→ Exercise details
Write out, word for word, every line from the first one through the line that holds "ax = fig.add_axes([0.151, 0.141, 0.731, 0.787])", and nothing else; skip the pictures.

→ Data
───

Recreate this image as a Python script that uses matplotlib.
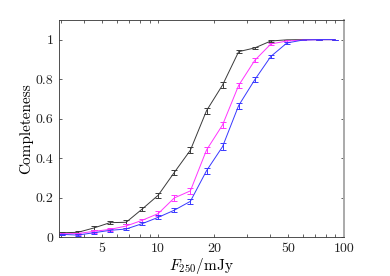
import numpy as np
import matplotlib
matplotlib.use("Agg")
import matplotlib.pyplot as plt
from matplotlib.ticker import FixedLocator, FixedFormatter, NullFormatter

plt.rcParams["font.family"] = "serif"
plt.rcParams["font.serif"] = ["cmr10"]
plt.rcParams["mathtext.fontset"] = "cm"
plt.rcParams["axes.formatter.use_mathtext"] = True

# flux bins (mJy)
flux = [3.02, 3.69, 4.5, 5.5, 6.72, 8.2, 10.0, 12.2, 14.9, 18.2,
        22.2, 27.1, 33.1, 40.4, 49.3, 60.2, 73.5, 89.7]

comp_black = [0.022, 0.024, 0.046, 0.073, 0.075, 0.142, 0.212, 0.327, 0.440, 0.640,
              0.770, 0.939, 0.958, 0.993, 0.999, 1.0, 1.0, 1.0]
err_black = [0.006, 0.006, 0.008, 0.009, 0.009, 0.011, 0.013, 0.015, 0.016, 0.015,
             0.013, 0.007, 0.006, 0.003, 0.001, 0.0, 0.0, 0.0]

comp_mag = [0.017, 0.018, 0.029, 0.039, 0.056, 0.085, 0.119, 0.198, 0.234, 0.441,
            0.568, 0.768, 0.895, 0.978, 0.993, 0.998, 1.0, 1.0]
err_mag = [0.005, 0.005, 0.006, 0.007, 0.008, 0.009, 0.011, 0.013, 0.014, 0.016,
           0.016, 0.013, 0.010, 0.005, 0.003, 0.001, 0.0, 0.0]

comp_blue = [0.014, 0.010, 0.022, 0.034, 0.041, 0.068, 0.100, 0.136, 0.181, 0.336,
             0.458, 0.666, 0.797, 0.915, 0.983, 0.998, 1.0, 1.0]
err_blue = [0.004, 0.004, 0.005, 0.006, 0.007, 0.008, 0.010, 0.011, 0.013, 0.015,
            0.016, 0.015, 0.013, 0.009, 0.004, 0.001, 0.0, 0.0]

xticks_major = [5, 10, 20, 50, 100]
xticks_minor = [3, 4, 6, 7, 8, 9, 30, 40, 60, 70, 80, 90]
yticks = [0, 0.2, 0.4, 0.6, 0.8, 1]
ytick_labels = ["0", "0.2", "0.4", "0.6", "0.8", "1"]

fig = plt.figure(figsize=(3.9, 2.76), dpi=100)
ax = fig.add_axes([0.151, 0.141, 0.731, 0.787])

series = [
    (comp_black, err_black, "#3a3a3a"),
    (comp_mag, err_mag, "#ff33ff"),
    (comp_blue, err_blue, "#3838ff"),
]
for y, e, c in series:
    ax.errorbar(flux, y, yerr=e, color=c, lw=0.7, elinewidth=0.7,
                capsize=2.0, capthick=0.7)

ax.set_xscale("log")
ax.set_xlim(2.92, 100)
ax.set_ylim(0, 1.1)

ax.xaxis.set_major_locator(FixedLocator(xticks_major))
ax.xaxis.set_major_formatter(FixedFormatter([str(t) for t in xticks_major]))
ax.xaxis.set_minor_locator(FixedLocator(xticks_minor))
ax.xaxis.set_minor_formatter(NullFormatter())
ax.set_yticks(yticks)
ax.set_yticklabels(ytick_labels)

ax.tick_params(which="both", direction="in", top=True, right=True,
               length=2.5, width=0.5, labelsize=10, colors="#222222", pad=4)

for s in ["left", "top", "bottom"]:
    ax.spines[s].set_linewidth(0.6)
    ax.spines[s].set_color("#333333")
ax.spines["right"].set_linewidth(1.4)
ax.spines["right"].set_color("#aaaaaa")

ax.set_xlabel(r"$F_{250}/\mathrm{mJy}$", fontsize=11, labelpad=1)
ax.set_ylabel("Completeness", fontsize=11, labelpad=2)

fig.savefig("out.png", dpi=100)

───

→ Answer
Recreate this image as a Python script that uses matplotlib.
import numpy as np
import matplotlib
matplotlib.use("Agg")
import matplotlib.pyplot as plt
from matplotlib.ticker import FixedLocator, FixedFormatter, NullFormatter

plt.rcParams["font.family"] = "serif"
plt.rcParams["font.serif"] = ["cmr10"]
plt.rcParams["mathtext.fontset"] = "cm"
plt.rcParams["axes.formatter.use_mathtext"] = True

# flux bins (mJy)
flux = [3.02, 3.69, 4.5, 5.5, 6.72, 8.2, 10.0, 12.2, 14.9, 18.2,
        22.2, 27.1, 33.1, 40.4, 49.3, 60.2, 73.5, 89.7]

comp_black = [0.022, 0.024, 0.046, 0.073, 0.075, 0.142, 0.212, 0.327, 0.440, 0.640,
              0.770, 0.939, 0.958, 0.993, 0.999, 1.0, 1.0, 1.0]
err_black = [0.006, 0.006, 0.008, 0.009, 0.009, 0.011, 0.013, 0.015, 0.016, 0.015,
             0.013, 0.007, 0.006, 0.003, 0.001, 0.0, 0.0, 0.0]

comp_mag = [0.017, 0.018, 0.029, 0.039, 0.056, 0.085, 0.119, 0.198, 0.234, 0.441,
            0.568, 0.768, 0.895, 0.978, 0.993, 0.998, 1.0, 1.0]
err_mag = [0.005, 0.005, 0.006, 0.007, 0.008, 0.009, 0.011, 0.013, 0.014, 0.016,
           0.016, 0.013, 0.010, 0.005, 0.003, 0.001, 0.0, 0.0]

comp_blue = [0.014, 0.010, 0.022, 0.034, 0.041, 0.068, 0.100, 0.136, 0.181, 0.336,
             0.458, 0.666, 0.797, 0.915, 0.983, 0.998, 1.0, 1.0]
err_blue = [0.004, 0.004, 0.005, 0.006, 0.007, 0.008, 0.010, 0.011, 0.013, 0.015,
            0.016, 0.015, 0.013, 0.009, 0.004, 0.001, 0.0, 0.0]

xticks_major = [5, 10, 20, 50, 100]
xticks_minor = [3, 4, 6, 7, 8, 9, 30, 40, 60, 70, 80, 90]
yticks = [0, 0.2, 0.4, 0.6, 0.8, 1]
ytick_labels = ["0", "0.2", "0.4", "0.6", "0.8", "1"]

fig = plt.figure(figsize=(3.9, 2.76), dpi=100)
ax = fig.add_axes([0.151, 0.141, 0.731, 0.787])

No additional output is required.